What this task involves: Give back exactly the lines from the start of the listing to the line containing "const values = [row0, row1, row2, row3];", inclusive, and nothing beyond them.

• • • •

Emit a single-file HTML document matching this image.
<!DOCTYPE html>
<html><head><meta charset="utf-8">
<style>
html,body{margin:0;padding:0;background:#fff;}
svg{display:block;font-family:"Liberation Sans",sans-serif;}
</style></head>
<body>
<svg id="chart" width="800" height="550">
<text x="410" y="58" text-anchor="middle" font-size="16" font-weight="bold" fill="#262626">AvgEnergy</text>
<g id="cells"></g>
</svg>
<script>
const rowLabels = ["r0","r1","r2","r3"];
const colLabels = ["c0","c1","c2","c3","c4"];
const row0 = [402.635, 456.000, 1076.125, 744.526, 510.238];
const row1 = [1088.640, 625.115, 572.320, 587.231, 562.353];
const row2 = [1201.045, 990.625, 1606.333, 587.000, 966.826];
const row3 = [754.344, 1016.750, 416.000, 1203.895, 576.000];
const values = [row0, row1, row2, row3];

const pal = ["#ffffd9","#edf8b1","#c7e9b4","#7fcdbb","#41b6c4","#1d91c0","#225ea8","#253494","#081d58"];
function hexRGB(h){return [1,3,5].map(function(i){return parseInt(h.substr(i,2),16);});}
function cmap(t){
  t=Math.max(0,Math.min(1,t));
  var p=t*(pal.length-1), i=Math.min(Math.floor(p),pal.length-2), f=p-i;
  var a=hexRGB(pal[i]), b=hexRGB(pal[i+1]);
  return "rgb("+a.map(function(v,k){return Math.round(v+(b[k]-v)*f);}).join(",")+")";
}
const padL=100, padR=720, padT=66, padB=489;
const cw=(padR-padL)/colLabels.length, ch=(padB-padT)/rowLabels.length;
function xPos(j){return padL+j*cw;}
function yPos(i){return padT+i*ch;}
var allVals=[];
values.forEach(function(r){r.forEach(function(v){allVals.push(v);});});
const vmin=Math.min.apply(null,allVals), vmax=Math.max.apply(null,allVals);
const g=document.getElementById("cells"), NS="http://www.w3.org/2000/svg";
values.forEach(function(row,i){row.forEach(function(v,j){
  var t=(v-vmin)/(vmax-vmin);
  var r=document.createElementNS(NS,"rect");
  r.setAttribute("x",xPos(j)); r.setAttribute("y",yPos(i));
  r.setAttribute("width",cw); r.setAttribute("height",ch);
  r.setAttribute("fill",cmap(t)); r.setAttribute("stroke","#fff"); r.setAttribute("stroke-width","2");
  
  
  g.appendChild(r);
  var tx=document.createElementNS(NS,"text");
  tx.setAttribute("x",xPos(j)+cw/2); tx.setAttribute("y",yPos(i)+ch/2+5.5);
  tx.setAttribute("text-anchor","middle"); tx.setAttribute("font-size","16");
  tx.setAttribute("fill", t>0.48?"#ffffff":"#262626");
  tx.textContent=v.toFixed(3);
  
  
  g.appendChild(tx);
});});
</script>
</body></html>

• • • •

Result below:
Emit a single-file HTML document matching this image.
<!DOCTYPE html>
<html><head><meta charset="utf-8">
<style>
html,body{margin:0;padding:0;background:#fff;}
svg{display:block;font-family:"Liberation Sans",sans-serif;}
</style></head>
<body>
<svg id="chart" width="800" height="550">
<text x="410" y="58" text-anchor="middle" font-size="16" font-weight="bold" fill="#262626">AvgEnergy</text>
<g id="cells"></g>
</svg>
<script>
const rowLabels = ["r0","r1","r2","r3"];
const colLabels = ["c0","c1","c2","c3","c4"];
const row0 = [402.635, 456.000, 1076.125, 744.526, 510.238];
const row1 = [1088.640, 625.115, 572.320, 587.231, 562.353];
const row2 = [1201.045, 990.625, 1606.333, 587.000, 966.826];
const row3 = [754.344, 1016.750, 416.000, 1203.895, 576.000];
const values = [row0, row1, row2, row3];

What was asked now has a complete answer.